Choosing between SimHash and MinHash for a production system

I'm familiar with the LSH (Locality Sensitive Hashing) techniques of SimHash and MinHash. SimHash uses cosine similarity over real-valued data. MinHash calculates resemblance similarity over binary vectors. But I can't decide which one would be better to use.

I am creating a backend system for a website to find near duplicates of semi-structured text data. For example, each record will have a title, location, and a brief text description (<500 words).

Specific language implementation aside, which algorithm would be best for a greenfield production system?

Solution

Simhash is faster (very fast) and typically requires less storage, but imposes a strict limitation on how dissimilar two documents can be and still be detected as duplicates. If you are using a 64-bit simhash (a common choice), and depending on how many permuted tables you are capable of storing, you might be limited to hamming distances of as low as 3 or possibly as high as 6 or 7. Those are small hamming distances! You'll be limited to detecting documents that are mostly identical, and even then you may need to do some careful tuning of what features you choose to go into the simhash and what weightings you give to them.

The generation of simhashes is patented by google, though in practice they seem to allow at least non-commercial use.

Minhash uses more memory, since you'd be typically storing 50-400 hashes per document, and it's not as CPU-efficient as simhash, but it allows you to find quite distant similarities, e.g. as low as 5% estimated similarity, if you want. It's also a bit easier to understand than simhash, particularly in terms of how the tables work. It's quite straightforward to implement, typically using shingling, and doesn't need a lot of tuning to get good results. It's not (to my knowledge) patented.

If you're dealing with big data, the most CPU-intensive part of the minhash approach will likely be after you've generated the minhashes for your document, when you're hunting through your table to find other documents that share some of its hashes. There may be tens or hundreds of thousands of documents that share at least one hash with it, and you've got to weed through all of these to find those few that share e.g. a minimum of half its hashes. Simhash is a lot quicker here.

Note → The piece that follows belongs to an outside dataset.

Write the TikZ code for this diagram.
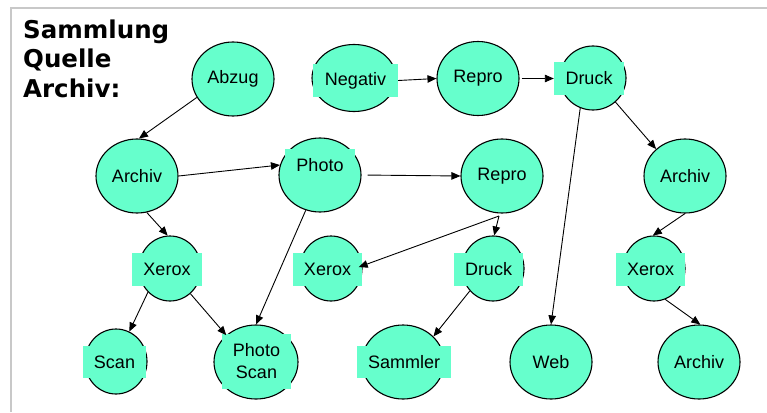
\documentclass[tikz,border=0pt]{standalone}
\usepackage{fontspec}
\setmainfont{Liberation Sans}
\newfontfamily\titlefont{DejaVu Sans}
\usetikzlibrary{shapes.geometric,arrows.meta}
\definecolor{aqua}{HTML}{66FFCC}
\definecolor{framegray}{HTML}{C8C8C8}
\tikzset{
  ell/.style={ellipse, draw=black, fill=aqua, line width=1.1pt, inner sep=0pt, minimum width=82pt, minimum height=74pt},
  ells/.style={ell, minimum width=62pt, minimum height=65pt},
  txt/.style={inner sep=0pt, font=\fontsize{18}{22}\selectfont},
  lbl/.style={txt, fill=aqua, minimum height=33pt},
  ttl/.style={anchor=base west, inner sep=0pt, font=\titlefont\bfseries\fontsize{24.5}{29}\selectfont},
  arr/.style={-{Triangle[length=9pt,width=7.5pt]}, line width=0.9pt},
}
\begin{document}
\begin{tikzpicture}[x=1pt,y=-1pt]
\useasboundingbox (0,0) rectangle (767,412);
\draw[framegray, line width=2pt] (11,412) -- (11,8) -- (767,8);
% title
\node[ttl] (t1) at (23,38) {Sammlung};
\node[ttl] (t2) at (23,67.5) {Quelle};
\node[ttl] (t3) at (23,97) {Archiv:};
% ellipses
\node[ell] (abzug) at (233,79) {};
\node[ell, minimum width=84pt, minimum height=67pt] (neg) at (354,78) {};
\node[ell] (reproT) at (478,78.5) {};
\node[ell, minimum width=66pt, minimum height=64pt] (druckT) at (593,78) {};
\node[ell] (archivL) at (137,176) {};
\node[ell] (photo) at (320,175) {};
\node[ell] (reproM) at (502,176) {};
\node[ell] (archivR) at (685,176) {};
\node[ells] (xeroxL) at (170,268.5) {};
\node[ells] (xeroxM) at (331,268.5) {};
\node[ells] (druckM) at (493,268.5) {};
\node[ells] (xeroxR) at (654,268.5) {};
\node[ells] (scan) at (116,361.5) {};
\node[ell, minimum width=84pt] (pscan) at (256,362) {};
\node[ell] (sammler) at (403,362) {};
\node[ell] (web) at (551,362) {};
\node[ell] (archivB) at (699,362) {};
% labels
\node[txt] (abzugL) at (abzug) {Abzug};
\node[lbl, minimum width=85pt] (negL) at (355.5,80.5) {Negativ};
\node[txt] (reproTL) at (reproT) {Repro};
\node[lbl, minimum width=70pt] (druckTL) at (589,78.5) {Druck};
\node[txt] (archivLL) at (archivL) {Archiv};
\node[lbl, minimum width=70pt] (photoL) at (320,165.5) {Photo};
\node[txt] (reproML) at (reproM) {Repro};
\node[txt] (archivRL) at (archivR) {Archiv};
\node[lbl, minimum width=70pt] (xeroxLL) at (167,269.5) {Xerox};
\node[lbl, minimum width=69pt] (xeroxML) at (327.5,269.5) {Xerox};
\node[lbl, minimum width=69pt] (druckML) at (488.5,269.5) {Druck};
\node[lbl, minimum width=69pt] (xeroxRL) at (650.5,269.5) {Xerox};
\node[lbl, minimum width=63pt, minimum height=32pt] (scanL) at (114.5,362) {Scan};
\node[lbl, minimum width=69pt, minimum height=55pt, align=center] (pscanL) at (256.5,361.5) {Photo\\Scan};
\node[lbl, minimum width=94pt, minimum height=32pt] (sammlerL) at (404,362) {Sammler};
\node[txt] (webL) at (web) {Web};
\node[txt] (archivBL) at (archivB) {Archiv};
\coordinate (fork) at (499,216);
% connectors
\draw[arr] (abzug.207) -- (archivL.87);
\draw[arr] (archivL.0) -- (photo.166);
\draw[arr, shorten <=6pt] (photo.0) -- (reproM.west);
\draw[arr] (negL.east) -- (reproT.west);
\draw[arr, shorten <=2pt] (reproT.east) -- (druckTL.west);
\draw[arr] (druckT.-47) -- (archivR.137);
\draw[arr] (druckT.247) -- (web.90);
\draw[arr] (archivL.285) -- (xeroxL.94);
\draw[arr] (photo.248) -- (pscan.90);
\draw[arr] (xeroxL.227) -- (scan.66);
\draw[arr] (xeroxL.-51) -- (pscan.138);
\draw[arr, shorten >=-4pt] (fork) -- (xeroxM.5);
\draw[arr] (fork) -- (druckM.88);
\draw[arr] (druckM.224) -- (sammler.40);
\draw[arr] (archivR.270) -- (xeroxR.92);
\draw[arr] (xeroxR.290) -- (archivB.88);
\end{tikzpicture}
\end{document}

As Otmar points out in his comment below, there are optimizations of minhash that allow you to achieve the same precision on your similarity estimates with fewer hashes per document. This can substantially reduce the amount of weeding you have to do.

Edit:

I have now tried superminhash. It's fairly fast, though my implementation of minhash using a single hash function plus bit-transformations to produce all the other hashes was faster for my purposes. It offers more accurate jaccard estimates, about 15% better under some situations I tested (though almost no difference under others). This should mean you need about a third fewer hashes to achieve the same accuracy. Storing fewer hashes in your table means less "weeding" is needed to identify near duplicates, which delivers a significant speed-up. I'm not aware of any patent on superminhash. Thanks Otmar!